▸ TASK PROMPT: In the data below, find every line that has the string "script", and copy it.

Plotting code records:
-- -- --
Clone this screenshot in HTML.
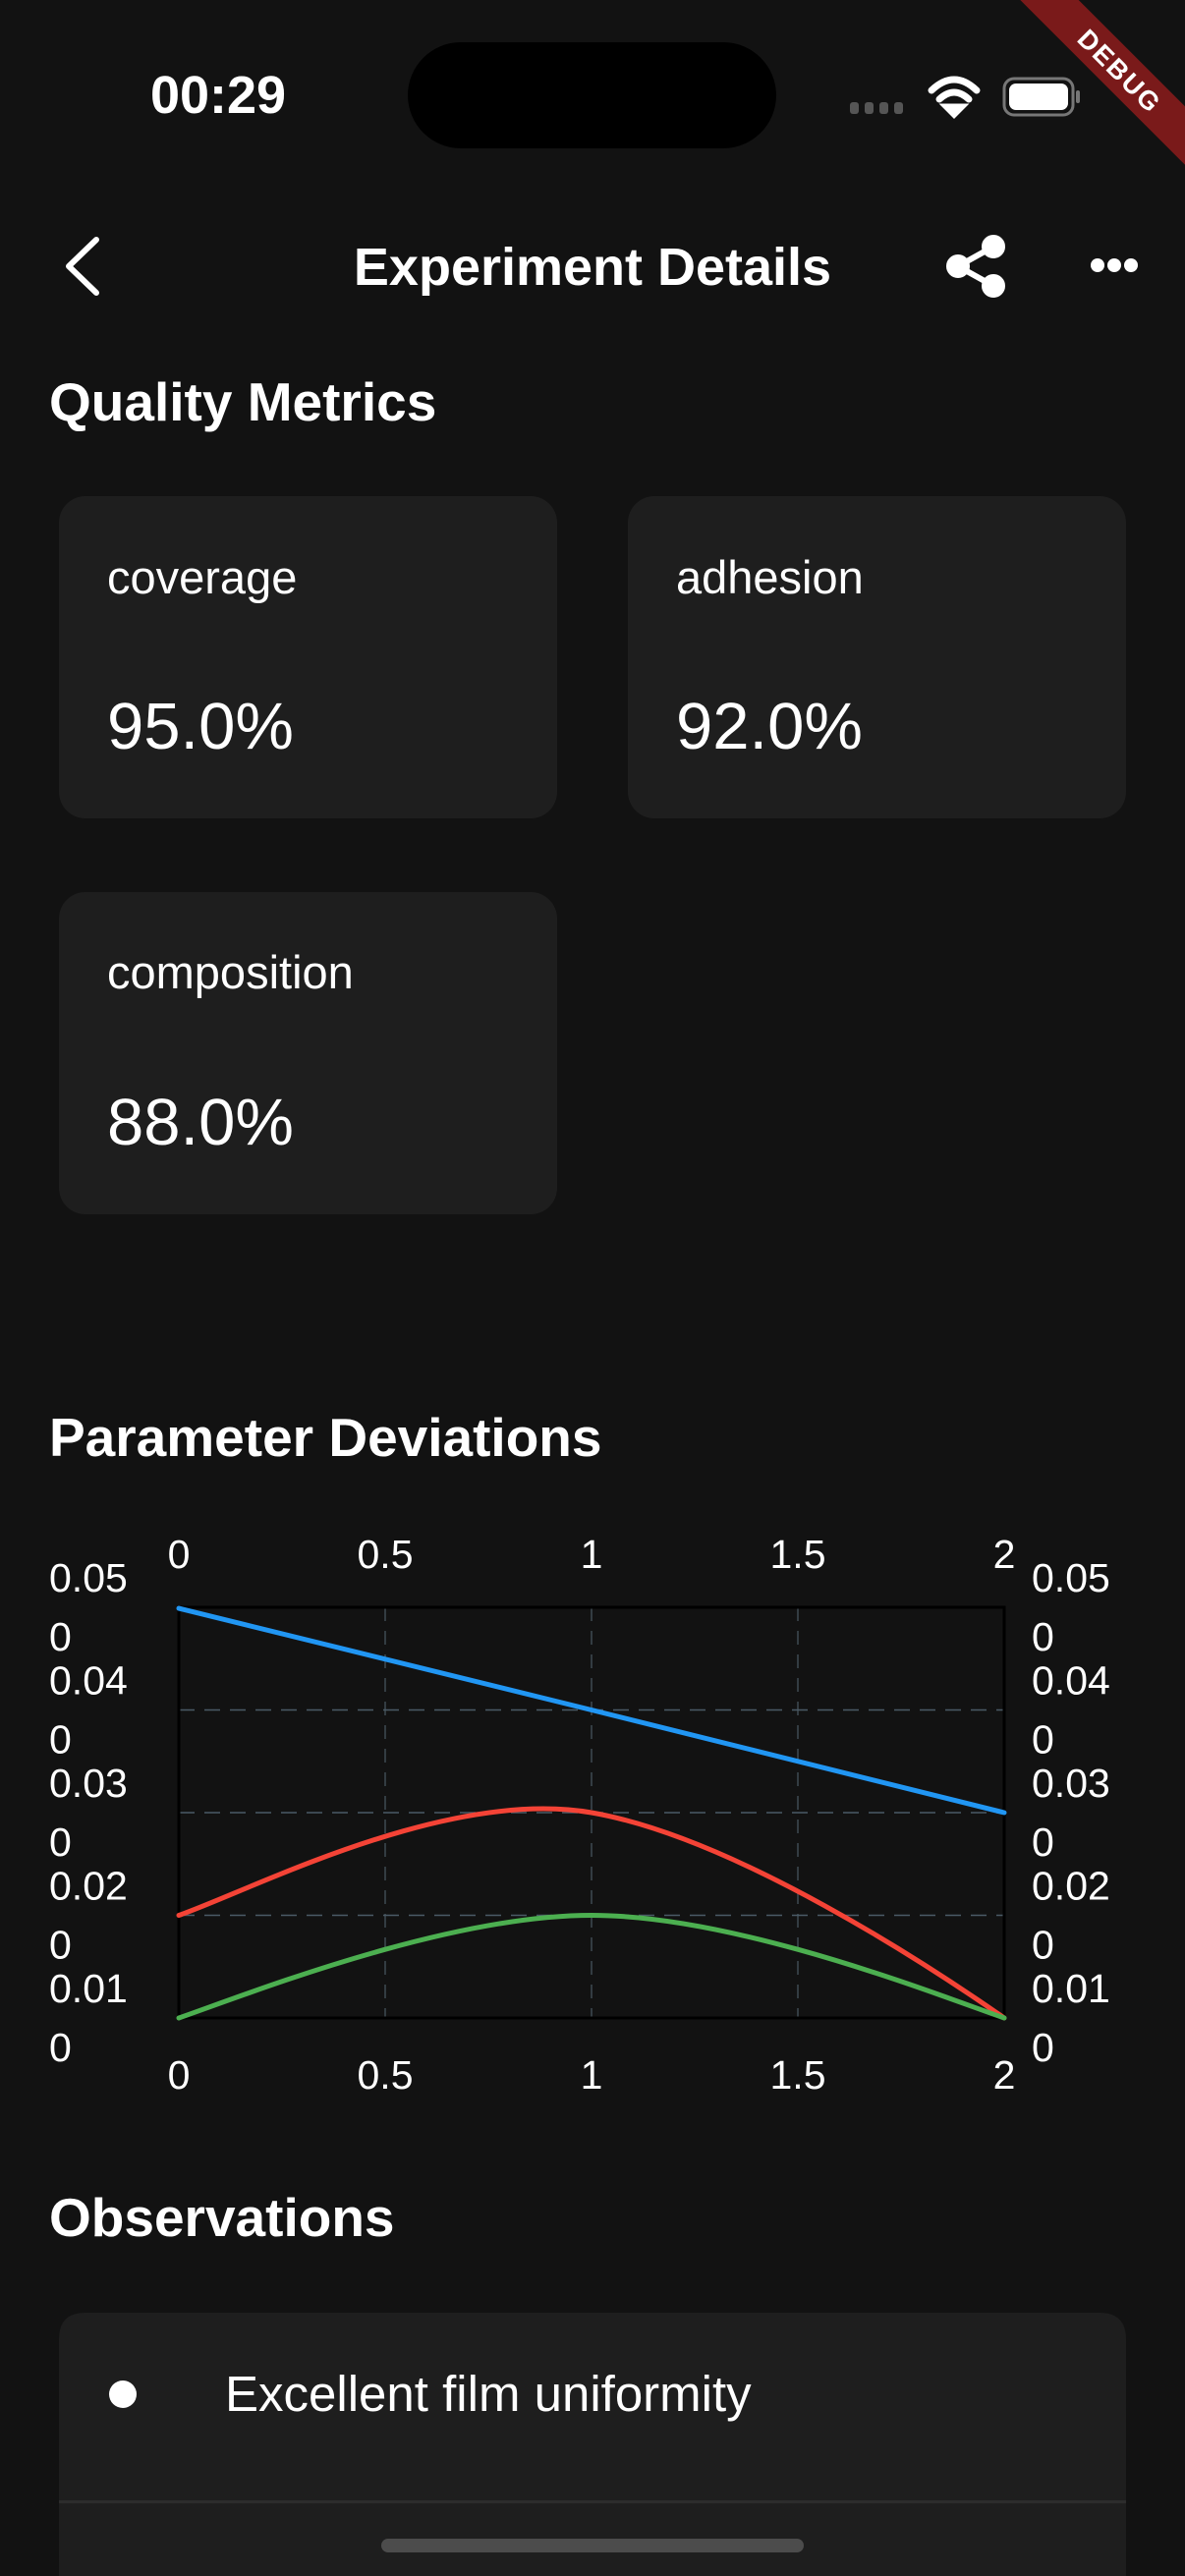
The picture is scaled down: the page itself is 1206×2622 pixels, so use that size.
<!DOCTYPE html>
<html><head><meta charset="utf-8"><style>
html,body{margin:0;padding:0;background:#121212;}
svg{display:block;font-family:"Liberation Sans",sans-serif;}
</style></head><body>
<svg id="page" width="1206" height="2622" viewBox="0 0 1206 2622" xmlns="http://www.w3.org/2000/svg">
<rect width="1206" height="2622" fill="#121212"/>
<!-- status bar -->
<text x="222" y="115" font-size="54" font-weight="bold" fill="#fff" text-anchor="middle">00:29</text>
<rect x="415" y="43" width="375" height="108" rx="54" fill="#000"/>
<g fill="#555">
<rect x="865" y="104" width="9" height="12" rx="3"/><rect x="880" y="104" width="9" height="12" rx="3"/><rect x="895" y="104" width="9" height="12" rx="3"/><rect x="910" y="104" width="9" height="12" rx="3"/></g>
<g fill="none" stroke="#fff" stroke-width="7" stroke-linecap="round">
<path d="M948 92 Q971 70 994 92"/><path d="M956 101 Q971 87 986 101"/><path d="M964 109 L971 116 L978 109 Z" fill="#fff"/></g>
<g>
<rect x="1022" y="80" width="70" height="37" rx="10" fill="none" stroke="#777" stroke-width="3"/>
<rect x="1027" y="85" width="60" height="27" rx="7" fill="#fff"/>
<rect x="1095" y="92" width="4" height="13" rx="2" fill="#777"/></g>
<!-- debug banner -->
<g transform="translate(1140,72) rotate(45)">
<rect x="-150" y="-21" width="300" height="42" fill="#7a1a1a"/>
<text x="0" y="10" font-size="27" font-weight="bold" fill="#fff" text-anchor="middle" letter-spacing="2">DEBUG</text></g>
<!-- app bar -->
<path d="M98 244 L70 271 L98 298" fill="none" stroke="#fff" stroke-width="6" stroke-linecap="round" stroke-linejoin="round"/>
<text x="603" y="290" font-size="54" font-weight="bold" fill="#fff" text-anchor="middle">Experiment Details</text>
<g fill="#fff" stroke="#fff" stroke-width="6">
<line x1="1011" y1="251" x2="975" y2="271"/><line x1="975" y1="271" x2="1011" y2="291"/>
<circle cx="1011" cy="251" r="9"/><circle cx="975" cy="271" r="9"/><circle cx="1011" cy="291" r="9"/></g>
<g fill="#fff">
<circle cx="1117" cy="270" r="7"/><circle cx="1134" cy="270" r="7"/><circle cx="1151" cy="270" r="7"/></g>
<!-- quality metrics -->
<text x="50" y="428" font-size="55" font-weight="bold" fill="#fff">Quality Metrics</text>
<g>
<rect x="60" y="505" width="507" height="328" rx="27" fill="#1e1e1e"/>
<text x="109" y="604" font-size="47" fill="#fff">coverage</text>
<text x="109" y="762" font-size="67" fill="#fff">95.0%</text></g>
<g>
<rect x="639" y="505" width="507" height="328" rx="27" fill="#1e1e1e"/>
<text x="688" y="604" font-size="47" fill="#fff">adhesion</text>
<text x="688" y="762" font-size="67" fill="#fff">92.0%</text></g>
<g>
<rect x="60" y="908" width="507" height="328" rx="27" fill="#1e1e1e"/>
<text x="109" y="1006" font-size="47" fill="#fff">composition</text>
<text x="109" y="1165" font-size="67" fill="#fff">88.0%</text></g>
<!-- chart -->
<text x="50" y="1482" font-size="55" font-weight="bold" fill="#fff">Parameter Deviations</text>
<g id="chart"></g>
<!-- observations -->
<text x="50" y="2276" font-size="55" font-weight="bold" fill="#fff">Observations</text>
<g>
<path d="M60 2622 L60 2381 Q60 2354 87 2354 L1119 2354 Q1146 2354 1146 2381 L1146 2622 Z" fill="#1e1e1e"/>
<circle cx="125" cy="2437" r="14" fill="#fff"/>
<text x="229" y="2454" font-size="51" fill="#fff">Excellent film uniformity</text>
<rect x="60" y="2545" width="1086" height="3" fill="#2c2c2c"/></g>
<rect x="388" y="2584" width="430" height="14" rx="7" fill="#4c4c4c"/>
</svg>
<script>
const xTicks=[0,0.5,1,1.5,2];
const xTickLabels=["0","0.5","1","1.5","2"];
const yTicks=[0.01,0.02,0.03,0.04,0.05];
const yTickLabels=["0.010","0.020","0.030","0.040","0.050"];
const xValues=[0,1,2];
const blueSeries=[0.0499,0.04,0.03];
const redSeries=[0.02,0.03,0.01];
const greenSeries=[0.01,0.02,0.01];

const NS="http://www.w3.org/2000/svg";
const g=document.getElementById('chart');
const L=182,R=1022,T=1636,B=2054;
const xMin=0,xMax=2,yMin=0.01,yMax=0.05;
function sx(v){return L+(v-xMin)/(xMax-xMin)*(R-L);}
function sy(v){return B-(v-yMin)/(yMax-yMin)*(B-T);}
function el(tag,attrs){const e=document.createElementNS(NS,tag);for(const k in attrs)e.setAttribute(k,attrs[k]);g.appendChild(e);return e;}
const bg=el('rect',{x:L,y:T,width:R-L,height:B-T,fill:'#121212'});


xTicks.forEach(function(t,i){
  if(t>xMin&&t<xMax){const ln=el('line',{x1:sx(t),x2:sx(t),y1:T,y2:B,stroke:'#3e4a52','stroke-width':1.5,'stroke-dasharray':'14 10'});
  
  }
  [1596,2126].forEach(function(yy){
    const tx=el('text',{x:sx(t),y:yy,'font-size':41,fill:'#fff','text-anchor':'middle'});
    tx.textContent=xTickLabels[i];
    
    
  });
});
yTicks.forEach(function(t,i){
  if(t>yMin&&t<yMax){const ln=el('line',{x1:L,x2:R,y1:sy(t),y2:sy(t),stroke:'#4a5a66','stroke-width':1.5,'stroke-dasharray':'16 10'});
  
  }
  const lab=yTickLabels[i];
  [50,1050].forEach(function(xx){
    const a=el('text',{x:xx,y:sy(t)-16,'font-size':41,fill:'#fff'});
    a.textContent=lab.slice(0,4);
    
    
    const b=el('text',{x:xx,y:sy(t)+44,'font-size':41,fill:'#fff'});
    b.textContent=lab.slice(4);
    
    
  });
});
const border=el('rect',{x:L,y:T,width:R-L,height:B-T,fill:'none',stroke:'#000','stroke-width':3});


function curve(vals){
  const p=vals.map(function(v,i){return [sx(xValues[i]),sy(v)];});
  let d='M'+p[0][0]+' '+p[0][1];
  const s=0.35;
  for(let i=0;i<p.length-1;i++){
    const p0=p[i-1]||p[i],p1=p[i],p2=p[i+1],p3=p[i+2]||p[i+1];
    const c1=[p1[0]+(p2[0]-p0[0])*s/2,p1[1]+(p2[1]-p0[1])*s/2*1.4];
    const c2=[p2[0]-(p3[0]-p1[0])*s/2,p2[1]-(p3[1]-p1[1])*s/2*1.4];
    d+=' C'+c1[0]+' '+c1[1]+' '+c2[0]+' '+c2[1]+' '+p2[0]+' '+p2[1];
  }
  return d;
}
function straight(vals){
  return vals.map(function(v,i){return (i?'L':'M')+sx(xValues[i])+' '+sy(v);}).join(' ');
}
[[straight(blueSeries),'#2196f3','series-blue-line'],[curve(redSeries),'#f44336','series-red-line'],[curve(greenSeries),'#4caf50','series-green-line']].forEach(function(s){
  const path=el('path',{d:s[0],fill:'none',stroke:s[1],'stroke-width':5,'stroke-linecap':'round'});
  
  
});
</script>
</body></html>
-- -- --
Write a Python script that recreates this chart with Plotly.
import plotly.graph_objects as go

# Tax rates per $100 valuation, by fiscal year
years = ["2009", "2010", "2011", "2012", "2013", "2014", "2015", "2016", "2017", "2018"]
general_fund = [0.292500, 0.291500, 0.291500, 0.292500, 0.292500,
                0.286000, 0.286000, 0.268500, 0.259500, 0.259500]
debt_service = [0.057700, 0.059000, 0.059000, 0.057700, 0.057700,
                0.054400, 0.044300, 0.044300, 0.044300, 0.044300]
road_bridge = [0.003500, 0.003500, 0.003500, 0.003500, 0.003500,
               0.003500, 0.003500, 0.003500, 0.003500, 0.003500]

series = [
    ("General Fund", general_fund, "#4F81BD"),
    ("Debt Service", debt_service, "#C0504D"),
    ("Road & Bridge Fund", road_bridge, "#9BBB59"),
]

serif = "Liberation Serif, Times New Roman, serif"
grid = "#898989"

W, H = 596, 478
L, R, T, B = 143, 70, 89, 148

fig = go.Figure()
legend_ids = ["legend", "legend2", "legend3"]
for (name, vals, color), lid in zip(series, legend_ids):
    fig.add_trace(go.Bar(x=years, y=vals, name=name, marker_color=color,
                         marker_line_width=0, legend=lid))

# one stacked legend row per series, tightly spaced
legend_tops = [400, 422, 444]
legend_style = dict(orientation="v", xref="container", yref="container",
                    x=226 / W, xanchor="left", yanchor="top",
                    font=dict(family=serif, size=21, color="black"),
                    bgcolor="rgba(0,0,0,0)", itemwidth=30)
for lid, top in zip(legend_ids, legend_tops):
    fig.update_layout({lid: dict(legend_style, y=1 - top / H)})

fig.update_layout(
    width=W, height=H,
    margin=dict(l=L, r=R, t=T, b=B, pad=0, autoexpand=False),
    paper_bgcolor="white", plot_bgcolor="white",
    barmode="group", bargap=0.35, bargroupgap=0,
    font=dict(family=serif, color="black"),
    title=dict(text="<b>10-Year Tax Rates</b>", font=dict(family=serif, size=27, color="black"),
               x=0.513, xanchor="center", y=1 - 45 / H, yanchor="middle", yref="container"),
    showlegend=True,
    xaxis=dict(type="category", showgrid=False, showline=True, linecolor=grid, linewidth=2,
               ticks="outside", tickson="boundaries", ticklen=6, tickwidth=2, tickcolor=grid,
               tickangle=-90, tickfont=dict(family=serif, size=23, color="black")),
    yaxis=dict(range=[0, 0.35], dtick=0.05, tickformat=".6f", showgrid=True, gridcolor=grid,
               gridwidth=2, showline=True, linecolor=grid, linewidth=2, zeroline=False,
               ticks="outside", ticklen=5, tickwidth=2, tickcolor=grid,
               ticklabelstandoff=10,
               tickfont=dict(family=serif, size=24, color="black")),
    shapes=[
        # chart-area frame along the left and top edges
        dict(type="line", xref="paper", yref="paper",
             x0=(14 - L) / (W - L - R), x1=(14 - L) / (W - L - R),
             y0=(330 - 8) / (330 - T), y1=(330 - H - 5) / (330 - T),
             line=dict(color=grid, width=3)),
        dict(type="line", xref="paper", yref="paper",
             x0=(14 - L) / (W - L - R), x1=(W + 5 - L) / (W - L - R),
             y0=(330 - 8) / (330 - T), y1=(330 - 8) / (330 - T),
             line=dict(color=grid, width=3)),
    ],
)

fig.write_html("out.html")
-- -- --
▸ EXERCISE SOLUTION:
<script>
</script>
Write a Python script that recreates this chart with Plotly.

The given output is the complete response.